MSNBC has become Hate Central lately. On its "Imus in the Morning" show, Vernon Jordan is referred to as "Kingfish," from the old "Amos 'n' Andy" show. Recently, during an appearance by Imus' MSNBC sister in nastiness, Laura Ingraham, one of their companions made a joke about Clarence Thomas' penis size (Ingraham used to clerk for Thomas). Imus admitted to a "60 Minutes" interviewer that he set aside a segment of his show for "nigger jokes."

Yet Imus recently was the subject of a puff piece in the New York Times, which spends a lot of column inches excoriating black haters, while Newsweek put Imus on the cover. Among Imus' followers are "the cognoscenti," we are told. One of them, New Yorker editor David Remnick, shamelessly contacted Imus when he learned that he was nominated for something called the Imus American Book Award (not to be confused with the American Book Awards of the Before Columbus foundation). As a result of his fawning, Remnick was ridiculed mercilessly by Imus on Jan. 7.

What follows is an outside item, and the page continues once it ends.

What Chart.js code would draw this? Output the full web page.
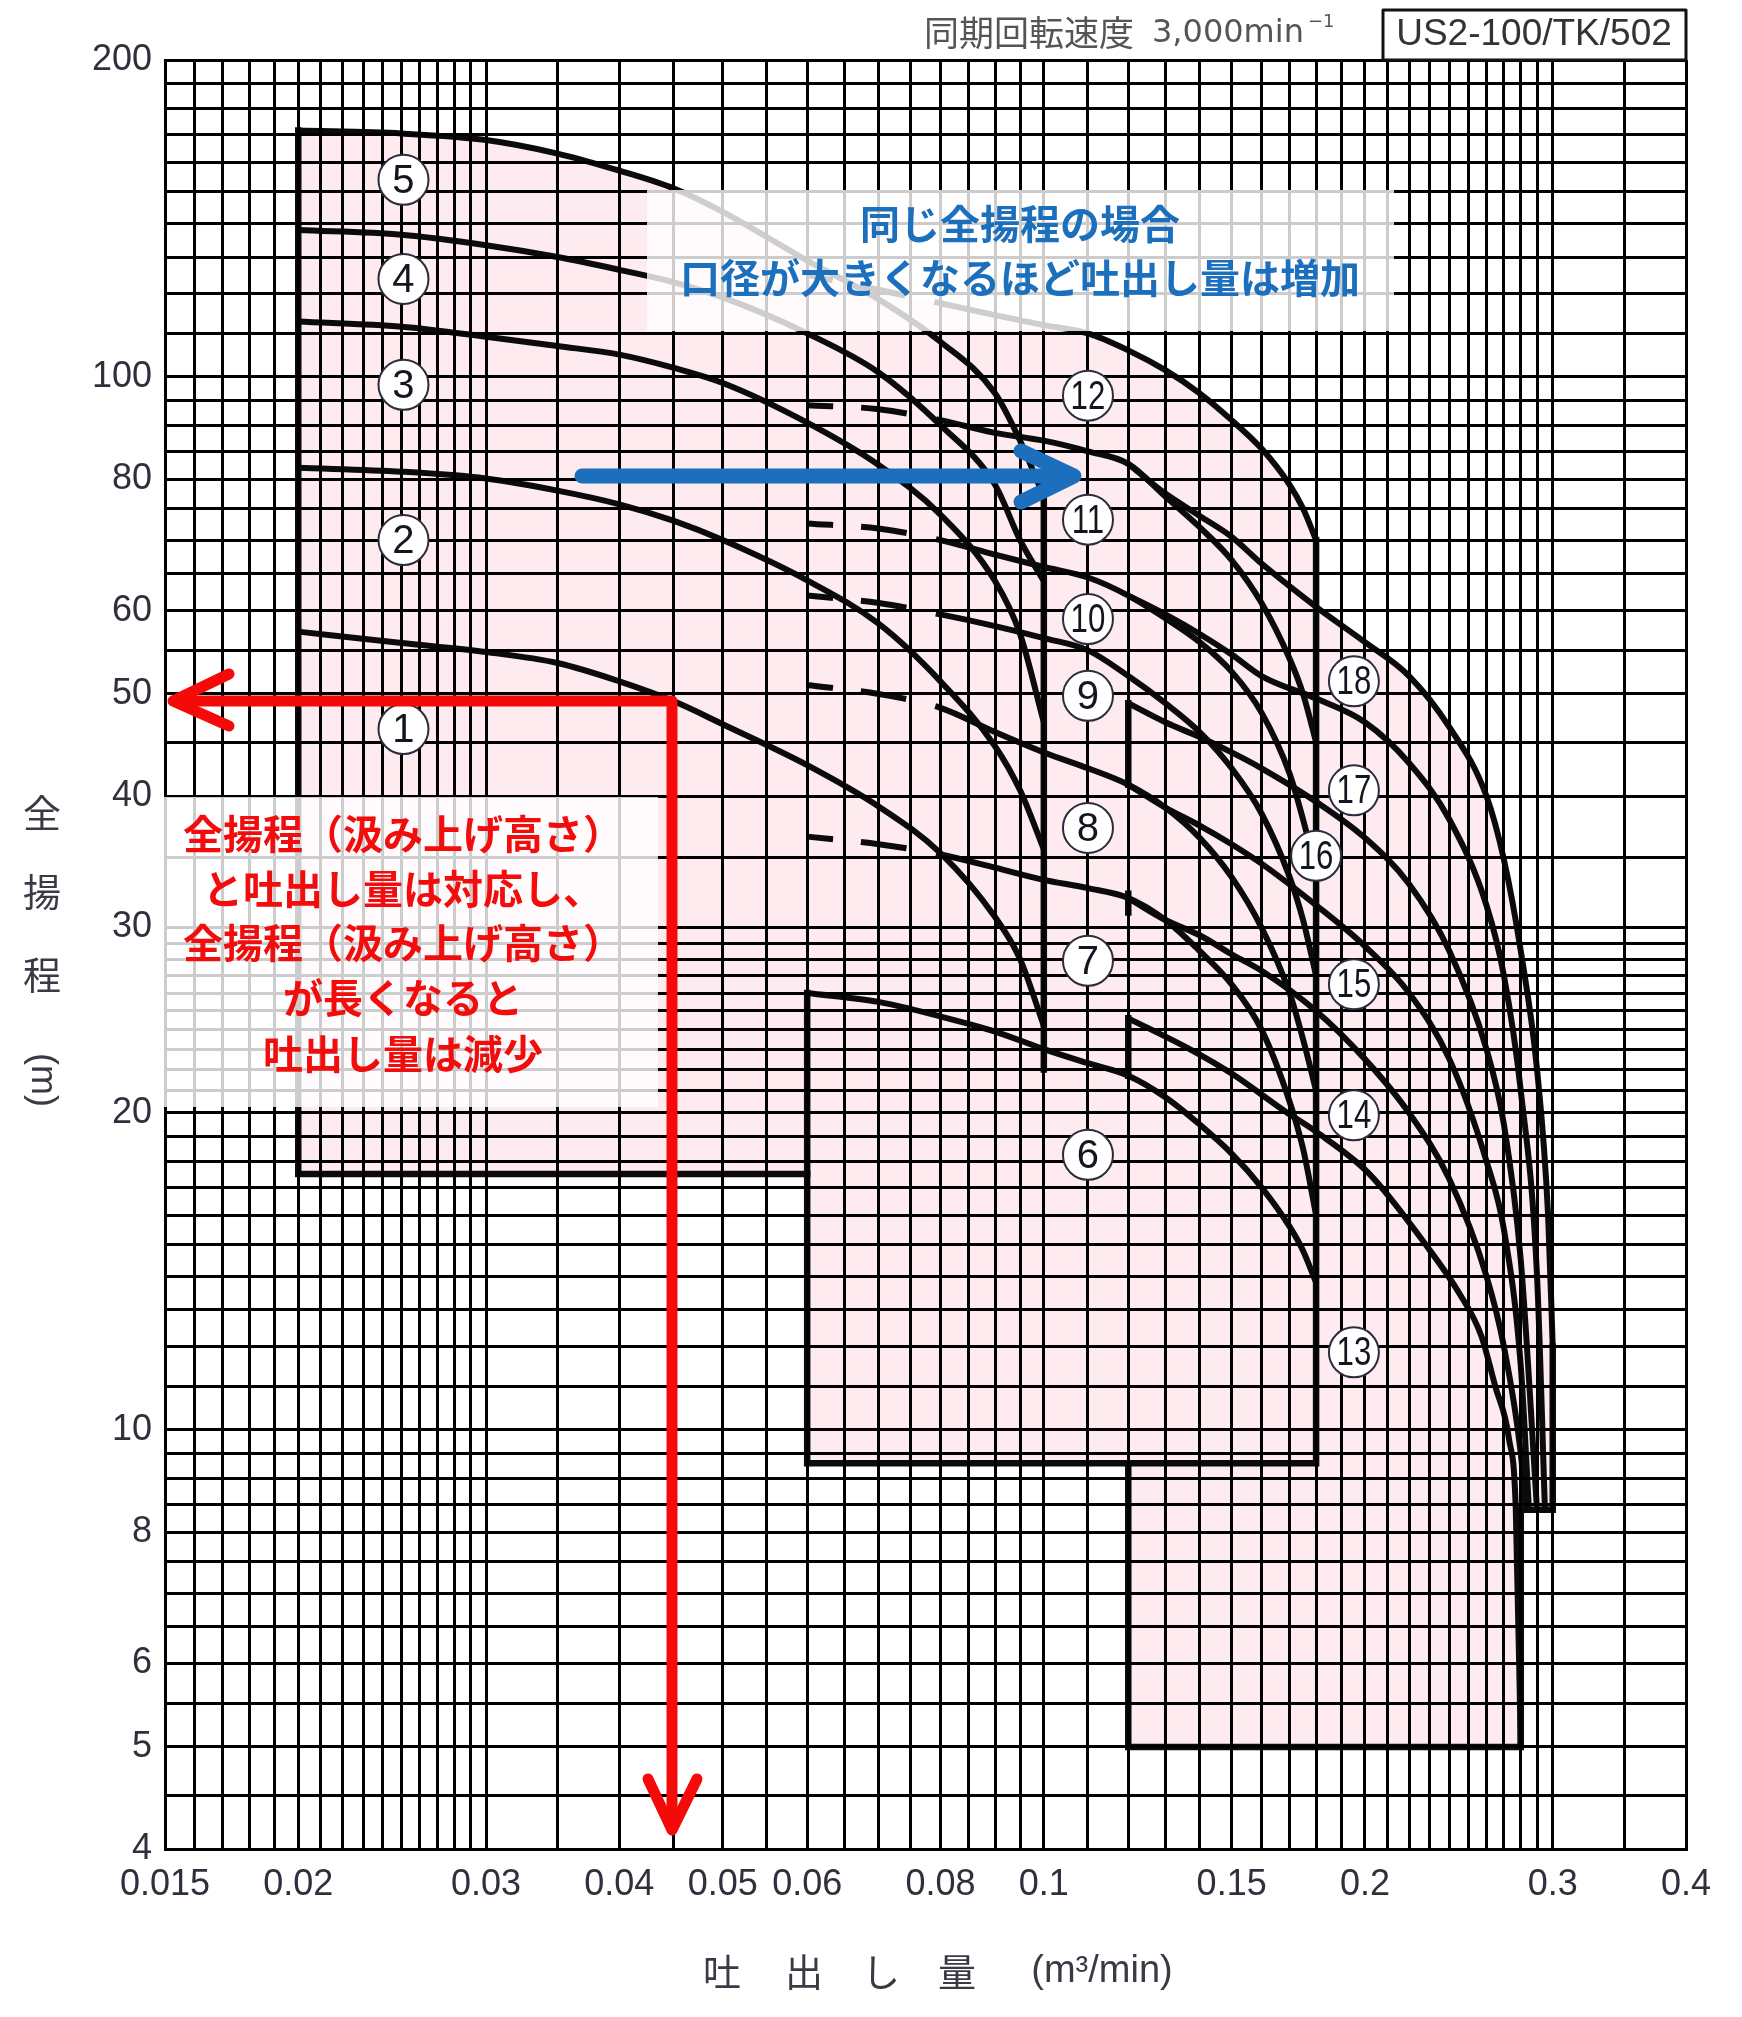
<!DOCTYPE html>
<html>
<head>
<meta charset="utf-8">
<script src="https://cdn.jsdelivr.net/npm/chart.js@4.4.1/dist/chart.umd.min.js"></script>
<style>
  html, body { margin: 0; padding: 0; background: #fff; }
  #wrap { position: relative; width: 1742px; height: 2017px; }
</style>
</head>
<body>
<div id="wrap"><canvas id="pumpChart"></canvas></div>
<script>
// Pump selection chart  US2-100/TK/502

// grid lines of the log paper
const xGrid = [0.015, 0.016, 0.017, 0.018, 0.019, 0.02, 0.021, 0.022, 0.023, 0.024, 0.025, 0.026, 0.027, 0.028, 0.029, 0.03,
  0.035, 0.04, 0.045, 0.05, 0.055, 0.06, 0.065, 0.07, 0.075, 0.08, 0.085, 0.09, 0.095, 0.1,
  0.11, 0.12, 0.13, 0.14, 0.15, 0.16, 0.17, 0.18, 0.19, 0.2, 0.21, 0.22, 0.23, 0.24, 0.25, 0.26, 0.27, 0.28, 0.29, 0.3, 0.35, 0.4];
const yGrid = [4, 4.5, 5, 5.5, 6, 6.5, 7, 7.5, 8, 8.5, 9, 9.5, 10, 11, 12, 13, 14, 15, 16, 17, 18, 19, 20,
  21, 22, 23, 24, 25, 26, 27, 28, 29, 30, 35, 40, 45, 50, 55, 60, 65, 70, 75, 80, 85, 90, 95, 100,
  110, 120, 130, 140, 150, 160, 170, 180, 190, 200];
const xTickLabels = [0.015, 0.02, 0.03, 0.04, 0.05, 0.06, 0.08, 0.1, 0.15, 0.2, 0.3, 0.4];
const yTickLabels = [4, 5, 6, 8, 10, 20, 30, 40, 50, 60, 80, 100, 200];

// models 1-5
const qA = [0.02, 0.025, 0.03, 0.035, 0.04, 0.045, 0.05, 0.06, 0.07, 0.08, 0.09, 0.095, 0.1];
const h1 = [57.3, 55.9, 54.8, 53.5, 51.4, 49.2, 46.8, 42.8, 39.1, 35.3, 30.7, 28, 24.2];
const h2 = [82, 81.3, 80.1, 78, 75.7, 73, 70, 64.1, 58.3, 51.4, 44.6, 40.5, 35.6];
const h3 = [112.9, 111.6, 109.2, 107, 105, 102, 98.7, 90.5, 82.5, 74, 64, 57, 47];
const h4 = [137.9, 136.5, 133.4, 130, 126.4, 123, 119, 110, 101, 90, 79, 70, 64];
const h5 = [171.4, 170.3, 167.9, 163, 157, 151, 143.5, 129, 118.5, 108, 96.5, 87, 77];

// models 6-12
const qB = [0.06, 0.07, 0.08, 0.09, 0.1, 0.11, 0.12, 0.13, 0.14, 0.15, 0.16, 0.17, 0.175, 0.18];
const h6 = [26, 25.5, 24.7, 23.9, 23, 22.3, 21.7, 20.7, 19.5, 18.3, 17, 15.6, 14.8, 13.8];
const h7 = [36.6, 36, 35.2, 34.2, 33.3, 32.7, 32, 30.5, 28.5, 26.5, 24, 20.5, 18.5, 16];
const h8 = [51, 50, 48.5, 46, 44, 42.5, 41, 39, 36.5, 33.5, 30, 26, 23.5, 21];
const h9 = [62, 61, 59.5, 58, 56.5, 55, 52, 49, 46, 42.5, 38.5, 33.5, 30.5, 27];
const h10 = [72.6, 71.8, 70, 67.8, 66, 64.5, 62, 59, 56, 52.5, 48, 42, 38, 34];
const h11 = [94, 93.2, 91, 88.5, 87, 85, 82.7, 77, 72, 67, 61, 54, 50, 45];
const h12 = [125, 121, 117.5, 114.5, 112, 110, 106, 101.5, 96.5, 91, 85.5, 79, 75, 70];

// models 13-18
const q13 = [0.12, 0.137, 0.15, 0.168, 0.18, 0.202, 0.228, 0.245, 0.257, 0.265, 0.273, 0.277, 0.28];
const h13 = [24.6, 23, 21.8, 20.1, 19.2, 17.5, 15, 13.5, 12.3, 11, 9.8, 8.4, 5];
const q14 = [0.12, 0.13, 0.14, 0.15, 0.16, 0.18, 0.2, 0.22, 0.24, 0.26, 0.27, 0.28, 0.283];
const h14 = [32, 30.5, 29.5, 28.3, 27.3, 25, 22.5, 20, 17.3, 14, 12, 9.5, 8.4];
const q15 = [0.12, 0.13, 0.14, 0.15, 0.16, 0.18, 0.2, 0.22, 0.24, 0.26, 0.27, 0.28, 0.285];
const h15 = [41, 39, 37.5, 36, 34.5, 31.5, 28.8, 26, 22.5, 18, 15.5, 11.5, 8.4];
const q16 = [0.12, 0.13, 0.14, 0.15, 0.16, 0.18, 0.2, 0.22, 0.24, 0.26, 0.27, 0.28, 0.29];
const h16 = [49, 47, 45.5, 44, 42.5, 39.5, 36.5, 33, 28.5, 23, 19.5, 14.5, 8.4];
const q17 = [0.12, 0.13, 0.14, 0.15, 0.16, 0.18, 0.2, 0.22, 0.24, 0.26, 0.27, 0.28, 0.29, 0.295];
const h17 = [62, 59.5, 57, 54.5, 52, 49.5, 47, 43, 38, 31.5, 27, 21, 14, 8.4];
const q18 = [0.12, 0.13, 0.14, 0.15, 0.16, 0.18, 0.2, 0.22, 0.24, 0.26, 0.27, 0.28, 0.29, 0.297, 0.3];
const h18 = [82.7, 77.5, 73.8, 70.5, 66.5, 60.5, 56, 52, 46.5, 40, 34.8, 28.5, 22, 16, 12];

// range limits (flow / head)
const floorA = 17.5, floorB = 9.3, floorC = 5, stepC = 8.4;
const edgeA = [[0.06, 17.5], [0.02, 17.5], [0.02, 171.4]];
const edgeA2 = [[0.1, 77], [0.1, 22]];
const edgeB = [[0.06, 26], [0.06, 9.3], [0.18, 9.3], [0.18, 70]];
const edgeC = [[0.12, 9.3], [0.12, 5], [0.28, 5], [0.28, 8.4], [0.3, 8.4], [0.3, 12]];
const edgeC1 = [[0.12, 49], [0.12, 41]];
const edgeC2 = [[0.12, 32.3], [0.12, 31]];
const edgeC3 = [[0.12, 24.6], [0.12, 21.7]];

// circled model numbers
const labelNums = ['1', '2', '3', '4', '5', '6', '7', '8', '9', '10', '11', '12', '13', '14', '15', '16', '17', '18'];
const labelQ = [0.0251, 0.0251, 0.0251, 0.0251, 0.0251, 0.11, 0.11, 0.11, 0.11, 0.11, 0.11, 0.11, 0.1953, 0.1953, 0.1953, 0.18, 0.1953, 0.1953];
const labelH = [46.3, 70, 98.3, 123.9, 153.9, 18.25, 27.9, 37.3, 49.8, 58.9, 73.2, 96, 11.85, 19.9, 26.5, 35.1, 40.5, 51.4];

const redLines = ['全揚程（汲み上げ高さ）', 'と吐出し量は対応し、', '全揚程（汲み上げ高さ）', 'が長くなると', '吐出し量は減少'];

const pts = (qs, hs) => qs.map((q, i) => ({ x: q, y: hs[i] }));
const pairPts = arr => arr.map(p => ({ x: p[0], y: p[1] }));

function curve(qs, hs, dashed) {
  const ds = {
    data: pts(qs, hs),
    borderColor: '#0b0b0b',
    borderWidth: 6,
    pointRadius: 0,
    fill: false,
    cubicInterpolationMode: 'monotone',
    order: 1
  };
  if (dashed) {
    ds.segment = { borderDash: c => (c.p1.parsed.x <= 0.0801 ? [26, 28, 46, 30] : undefined) };
  }
  return ds;
}

function edge(arr) {
  return {
    data: pairPts(arr),
    borderColor: '#0b0b0b',
    borderWidth: 6.5,
    borderCapStyle: 'square',
    borderJoinStyle: 'miter',
    pointRadius: 0,
    tension: 0,
    fill: false,
    order: 1
  };
}

function zone(poly) {
  return {
    data: pairPts(poly),
    borderWidth: 0,
    borderColor: 'rgba(0,0,0,0)',
    backgroundColor: '#fdebf0',
    fill: 'shape',
    pointRadius: 0,
    tension: 0,
    order: 5
  };
}

const polyA = [[0.02, floorA], ...qA.map((q, i) => [q, h5[i]]), [0.1, floorA]];
const polyB = [[0.06, floorB], ...qB.map((q, i) => [q, h12[i]]), [0.18, floorB]];
const polyC = [[0.12, floorC], ...q18.map((q, i) => [q, h18[i]]), [0.3, stepC], [0.28, stepC], [0.28, floorC]];

const notes = {
  id: 'notes',
  afterDraw(chart) {
    const { ctx, scales: { x, y } } = chart;
    ctx.save();

    // circled numbers
    labelNums.forEach((n, i) => {
      const px = x.getPixelForValue(labelQ[i]);
      const py = y.getPixelForValue(labelH[i]);
      ctx.beginPath();
      ctx.arc(px, py, 25, 0, Math.PI * 2);
      ctx.fillStyle = '#fff';
      ctx.fill();
      ctx.lineWidth = 2;
      ctx.strokeStyle = '#2c2c3c';
      ctx.stroke();
      ctx.fillStyle = '#151520';
      ctx.font = '40px "Liberation Sans", Arial, sans-serif';
      ctx.textAlign = 'center';
      ctx.textBaseline = 'middle';
      ctx.save();
      ctx.translate(px, py + 2);
      if (n.length > 1) ctx.scale(0.78, 1);
      ctx.fillText(n, 0, 0);
      ctx.restore();
    });

    // translucent panels
    ctx.fillStyle = 'rgba(255,255,255,0.8)';
    ctx.fillRect(647, 190, 747, 141);
    ctx.fillRect(163, 797, 495, 310);

    ctx.textAlign = 'center';
    ctx.textBaseline = 'middle';
    ctx.font = 'bold 40px "Noto Sans CJK JP", sans-serif';
    ctx.fillStyle = '#1b6fbd';
    ctx.fillText('同じ全揚程の場合', 1020, 224);
    ctx.fillText('口径が大きくなるほど吐出し量は増加', 1020, 278);

    ctx.fillStyle = '#f20c0c';
    const redY = [834, 889, 943, 998, 1054];
    redLines.forEach((t, i) => ctx.fillText(t, 403, redY[i]));

    // blue arrow
    ctx.lineCap = 'round';
    ctx.lineJoin = 'round';
    ctx.strokeStyle = '#1b6fbd';
    ctx.lineWidth = 15;
    ctx.beginPath();
    ctx.moveTo(582, 476);
    ctx.lineTo(1070, 476);
    ctx.stroke();
    ctx.beginPath();
    ctx.moveTo(1021, 451);
    ctx.lineTo(1074, 476);
    ctx.lineTo(1021, 502);
    ctx.stroke();

    // red arrows
    ctx.strokeStyle = '#f50a0a';
    ctx.lineWidth = 11;
    ctx.beginPath();
    ctx.moveTo(176, 701);
    ctx.lineTo(672, 701);
    ctx.lineTo(672, 1826);
    ctx.stroke();
    ctx.beginPath();
    ctx.moveTo(229, 674);
    ctx.lineTo(173, 701);
    ctx.lineTo(229, 726);
    ctx.stroke();
    ctx.beginPath();
    ctx.moveTo(648, 1779);
    ctx.lineTo(672, 1830);
    ctx.lineTo(697, 1779);
    ctx.stroke();

    // axis titles
    ctx.fillStyle = '#3a3a44';
    ctx.font = '38px "Noto Sans CJK JP", sans-serif';
    [['全', 813], ['揚', 892], ['程', 975]].forEach(([c, cy]) => ctx.fillText(c, 42, cy));
    ctx.save();
    ctx.translate(42, 1080);
    ctx.rotate(Math.PI / 2);
    ctx.font = '36px "Liberation Sans", sans-serif';
    ctx.fillText('(m)', 0, 0);
    ctx.restore();

    ctx.font = '38px "Noto Sans CJK JP", sans-serif';
    [['吐', 722], ['出', 804], ['し', 881], ['量', 957]].forEach(([c, cx]) => ctx.fillText(c, cx, 1972));
    ctx.font = '38px "Liberation Sans", sans-serif';
    ctx.fillText('(m³/min)', 1102, 1972);

    // speed note and model box
    ctx.textAlign = 'left';
    ctx.fillStyle = '#555';
    ctx.font = '35px "Noto Sans CJK JP", sans-serif';
    ctx.fillText('同期回転速度', 924, 33);
    ctx.font = '32px "DejaVu Sans", sans-serif';
    ctx.fillText('3,000min', 1152, 34);
    ctx.font = '18px "DejaVu Sans", sans-serif';
    ctx.fillText('−1', 1308, 22);

    ctx.strokeStyle = '#111';
    ctx.lineWidth = 3;
    ctx.strokeRect(1383, 10, 303, 50);
    ctx.fillStyle = '#333';
    ctx.font = '37px "Liberation Sans", sans-serif';
    ctx.textAlign = 'center';
    ctx.fillText('US2-100/TK/502', 1534, 35);

    ctx.restore();
  }
};

const tickFont = { family: '"Liberation Sans Narrow", "Liberation Sans", Arial, sans-serif', size: 36 };

new Chart(document.getElementById('pumpChart').getContext('2d'), {
  type: 'line',
  data: {
    datasets: [
      zone(polyA), zone(polyB), zone(polyC),
      curve(qA, h1), curve(qA, h2), curve(qA, h3), curve(qA, h4), curve(qA, h5),
      curve(qB, h6), curve(qB, h7, true), curve(qB, h8, true), curve(qB, h9, true),
      curve(qB, h10, true), curve(qB, h11, true), curve(qB, h12, true),
      curve(q13, h13), curve(q14, h14), curve(q15, h15), curve(q16, h16), curve(q17, h17), curve(q18, h18),
      edge(edgeA), edge(edgeA2), edge(edgeB), edge(edgeC), edge(edgeC1), edge(edgeC2), edge(edgeC3)
    ]
  },
  options: {
    responsive: true,
    maintainAspectRatio: false,
    animation: false,
    events: [],
    layout: { padding: { top: 60, right: 56, left: 0, bottom: 0 } },
    plugins: { legend: { display: false }, tooltip: { enabled: false } },
    scales: {
      x: {
        type: 'logarithmic',
        min: 0.015,
        max: 0.4,
        afterBuildTicks: s => { s.ticks = xGrid.map(v => ({ value: v })); },
        afterFit: s => { s.height = 168; },
        grid: { color: '#000', lineWidth: 3, drawTicks: false, z: 1 },
        border: { color: '#000', width: 3, z: 1 },
        ticks: {
          autoSkip: false, maxRotation: 0, minRotation: 0, padding: 14,
          color: '#30303c', font: tickFont,
          callback: v => (xTickLabels.includes(v) ? String(v) : '')
        }
      },
      y: {
        type: 'logarithmic',
        min: 4,
        max: 200,
        afterBuildTicks: s => { s.ticks = yGrid.map(v => ({ value: v })); },
        afterFit: s => { s.width = 165; },
        grid: { color: '#000', lineWidth: 3, drawTicks: false, z: 1 },
        border: { color: '#000', width: 3, z: 1 },
        ticks: {
          autoSkip: false, padding: 13,
          color: '#30303c', font: tickFont,
          callback: v => (yTickLabels.includes(v) ? String(v) : '')
        }
      }
    }
  },
  plugins: [notes]
});
</script>
</body>
</html>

When the Rev. Pat Robertson appeared on "Meet the Press" recently, host Tim Russert was deferential, a little groveling, even though Michael Lind, writing in the New York Review of Books, did a good job tracing the antisemitic links of some of Robertson's opinions. Yet Russert didn't raise that issue, as he certainly would have had a black hater appeared on his show. When such blacks appear -- very rarely -- he furrows his brow like Chucky in "Child's Play" and scolds them about every dumb, fatuous, hateful remark they've ever made.

Laura Ingraham may be the queen of white media hate. While at Dartmouth College, she worked for the Dartmouth Review, edited by Dinesh D'Souza, who presided over a regular column written in Ebonics, which used to split his readers' sides. In January 1991, Richard Glovsky of the Anti-Defamation League cited the newspaper for a "malicious pattern of antisemitic acts." While at Dartmouth she secretly taped meetings of the campus Gay Students Association, and sent copies to participants' parents. (No wonder she loves Kenneth Starr.) In the Dartmouth Review she denounced the GSA as "cheerleaders for latent campus sodomites." Why doesn't MSNBC, her sponsor, give Khalid Muhammad a show?

It's not just MSNBC. Fox's Catherine Crier gave David Duke -- probably the next congressman from suburban New Orleans, replacing the retiring Republican adulterer Bob Livingston -- a respectful hearing on her show recently. To be fair, MSNBC's John Hockenberry raked Duke over the hot coals of his racist, antisemitic past and present on his show just a few weeks ago.

And just let a black caller on one of these talk shows suggest that the hate ties of Barr, Lott and other Republicans is relevant to the current debate. When a caller touched upon the topic of the CCC on MSNBC, the host asked what it had to do with the subject of Clinton's impeachment. Well, it might help those who criticize African-Americans' bloc-voting for Democrats to understand why blacks believe Clinton's critics have racist motives for opposing him. Couldn't be just sex, because some of them have more sex than he. And probably in more variety.

Bob Herbert of the New York Times is right. White racism is suddenly high fashion in this era of neo-Confederate chic and the high-tech lynching of a president considered too cozy with the brothers and sisters. That's the real reason the House managers want to call Jordan and Betty Currie: to show that blacks are Clinton's running buddies. Black men everywhere got chills when a drawling Rep. Asa Hutchinson said he wanted to look into Jordan's eyes and study his tone of voice. We've heard that before.

Obviously, the black hatemongers don't have it together. They don't receive foundation support. They have to peddle their evil wares on street corners where they are subject to police retaliation, while the white hatemongers do their business inside comfortable air-conditioned studios. Instead of receiving friendly puff pieces in places like the Times and Newsweek, the mass magazines and "news shows" condemn them. A Congress that includes closeted Klan members passes resolutions against them from time to time.

Suppose a black hater had said that the antichrist is a Jew, a remark blurted out by Clinton tormentor Rev. Jerry Falwell. Do you think that the remark would have been dismissed with a wink and a chuckle, the way Falwell's was?

It's really springtime for white haters in America.


By Ishmael Reed

Oakland, Calif., author Ishmael Reed is the publisher of Konch, an online magazine.